Niente di strano, da una parte: è da una ventina d’anni che l’Anm non accetta critiche e vorrebbe dettare l’agenda politica. Ma colpisce questo: che anzitutto Sabelli citi «lo Stato» come se la magistratura non ne facesse parte, come se la magistratura, cioè, facesse parte solo della soluzione e non anche del problema, del Paese, talvolta persino della corruzione. Si continua a ragionare come se la corruzione abbondasse dove fioccano le inchieste che la scoprono (a Milano, per esempio) e mancasse nei distretti giudiziari dove la pace regna sovrana. E dire che il Fatto Quotidiano, proprio ieri, ha pubblicato un articolo di Ferruccio Sansa in cui si spiega che a Genova stanno scoperchiando tutte le inerzie della magistratura perpetrate per anni: ma su questo l’Anm non ha detto una parola.

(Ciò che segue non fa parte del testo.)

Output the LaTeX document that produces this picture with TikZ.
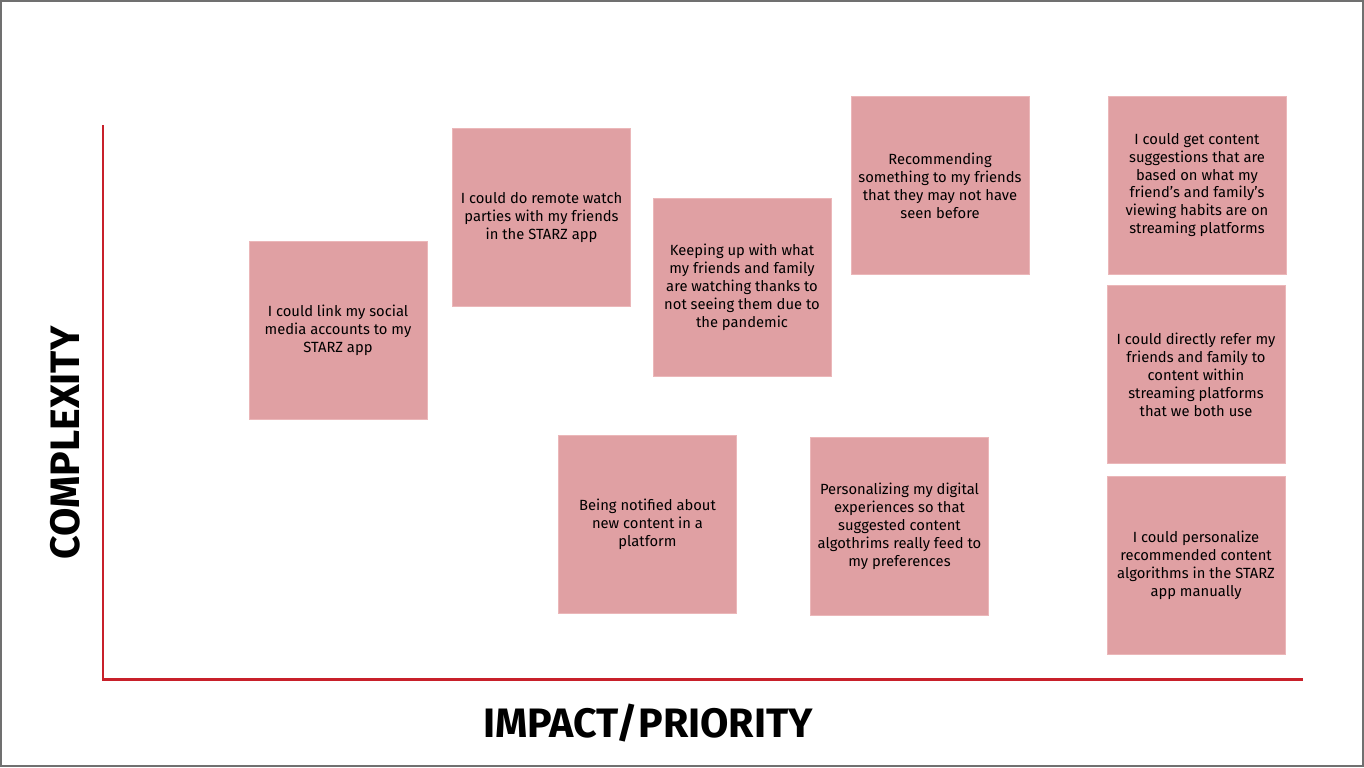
\documentclass[tikz,border=0pt]{standalone}
\usepackage{fontspec}
\setmainfont{Fira Sans}
\usepackage{xcolor}
\usepackage{tikz}
\usetikzlibrary{positioning}

\definecolor{stickypink}{HTML}{E0A0A3}
\definecolor{stickyedge}{HTML}{EBB7B9}
\definecolor{axisred}{HTML}{C8202A}
\definecolor{frameGray}{HTML}{707070}

\begin{document}
\begin{tikzpicture}[
		x=0.02cm, y=-0.02cm,
		sticky/.style={
			rectangle, fill=stickypink, draw=stickyedge, thin,
			minimum width=3.56cm, minimum height=3.56cm,
			inner sep=0pt, align=center,
			font=\fontsize{8.4}{10.2}\selectfont
		},
		axis/.style={draw=axisred, line width=1.7pt},
		axislabel/.style={font=\fontsize{23.4}{26}\selectfont\bfseries}
		]
		% Rahmen und feste Bildgroesse
		\useasboundingbox (0,0) rectangle (1364,767);
		\draw[frameGray, line width=1.1pt] (1,1) rectangle (1363,766);
		
		% Achsen
		\coordinate (ytop) at (103,125);
		\coordinate (origin) at (103,679);
		\coordinate (xend) at (1303,679);
		\draw[axis] (ytop) -- (origin) -- (xend);
		
		\node[axislabel, rotate=90] (ylab) at (65,443) {COMPLEXITY};
		\node[axislabel] (xlab) at (648,723) {IMPACT/PRIORITY};
		
		% Notizzettel
		\node[sticky] (link) at (338,330) {I could link my social\\media accounts to my\\STARZ app};
		\node[sticky] (watch) at (541.5,217.5) {I could do remote watch\\parties with my friends\\in the STARZ app};
		\node[sticky] (keep) at (742,287.5) {Keeping up with what\\my friends and family\\are watching thanks to\\not seeing them due to\\the pandemic};
		\node[sticky] (recommend) at (940,185.5) {Recommending\\something to my friends\\that they may not have\\seen before};
		\node[sticky] (suggest) at (1197,185) {I could get content\\suggestions that are\\based on what my\\friend's and family's\\viewing habits are on\\streaming platforms};
		\node[sticky] (refer) at (1196,374.5) {I could directly refer my\\friends and family to\\content within\\streaming platforms\\that we both use};
		\node[sticky] (algo) at (1196,565.5) {I could personalize\\recommended content\\algorithms in the STARZ\\app manually};
		\node[sticky] (notified) at (647.5,524.5) {Being notified about\\new content in a\\platform};
		\node[sticky] (digital) at (899.5,526.5) {Personalizing my digital\\experiences so that\\suggested content\\algothrims really feed to\\my preferences};
		
	\end{tikzpicture}
\end{document}
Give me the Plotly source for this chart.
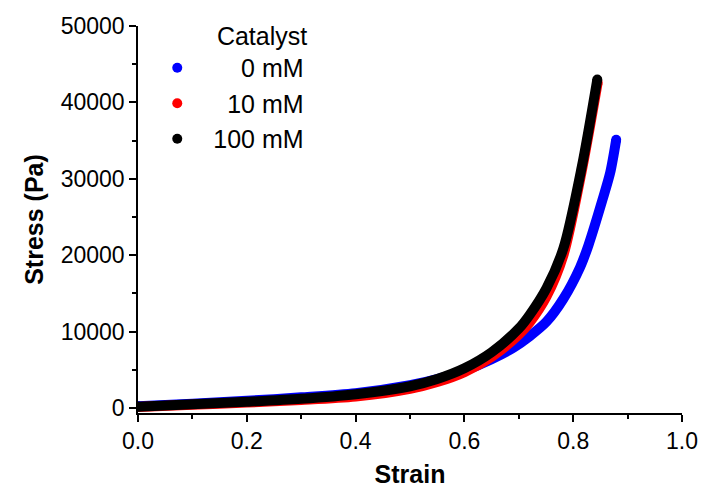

Ed è pur vero che negli ultimi decenni la maggior parte delle condanne per corruzione sono intervenute a Milano, Torino, Napoli e – molto distanziata – Roma, mentre altrove c’è il nulla giudiziario a dispetto di denunce circostanziate e precise.
Renzi, a fronte delle uscite di Sabelli, si è limitato a uscite più generiche («frasi false e tristi») e a rivendicare quello che sta facendo e ha fatto in tema di corruzione: ma proprio questo è il punto, il pensare che la lotta alla corruzione sia sempre una questione di nuove leggi da fare, vecchie leggi da disfare, leggi Severino da rivedere, prescrizioni da allungare, falso in bilancio da ripristinare, ora addirittura «estendere alla corruzione quello che è già previsto in materia di mafia». Mancava.
Da quanto prosegue questa pantomima? Le inchieste sulla corruzione si sono sempre fatte: l’unico vero blocco, alla fine degli anni Ottanta, poteva venire dal Parlamento e dalle mancate autorizzazioni a procedere: ma non ci sono più. La più grande inchiesta sulla corruzione, Mani pulite, è stata fatta senza il comodo strumento delle intercettazioni alle quali tante procure ora delegano le indagini tradizionali. Un problema di Mani pulite fu che i concussi facevano la fila per dirsi vittime dei politici: ragione per cui si parlò di «dazione ambientale» e non a caso il celebre Pool dei magistrati propose di unificare la figura del concusso e del concussore: è ciò che ha fatto la Legge Severino, ma ecco, ora non va più bene neanche quello, perché dicono che la gente si astiene dal denunciare. E allora bisogna intervenire, fare una nuova legge, certo: altrimenti significa che i magistrati vengono presi a schiaffi.
L’anti-corruzione capeggiata da Raffaele Cantone (Anac) dicono che non basta. Il governo quindi vuole mettere mano al reato di falso in bilancio e soprattutto alla prescrizione, tra l’altro apportando – nostro parere – seri danni a quella stessa giustizia che si vorrebbe risanare: ma non basta neanche questo, le polemiche dell’Anm ormai sono quotidiane. L’inchiesta di Venezia sul Mose è stata condotta senza fughe di notizie e senza eccessi di alcun genere, forse è stata l’inchiesta sulla corruzione più esemplare degli ultimi anni: e l’hanno fatta con gli strumenti che avevano.
Sabelli continua ad associare corruzione e prescrizione come se fosse un’emergenza nazionale, ma sa benissimo che i processi vanno in prescrizione per i tre quarti durante le indagini preliminari, ossia dipendono dalla gestione dei magistrati. Sa benissimo che il numero di prescrizioni, dopo l’approvazione della demonizzata ex-Cirielli del 2005, in realtà si è dimezzato. Sabelli sa pure che la corruzione si prescrive il 10 per cento delle volte e non di più, diversamente da altri reati che si prescrivono oltre la metà delle volte. Ma agitare lo spauracchio della lotta alla corruzione torna politicamente utile sia al governo Renzi sia all’Associazione nazionale magistrati, come se fosse uno scettro da contendersi. Politicamente utile, appunto: l’impressione è che la giustizia c’entri poco.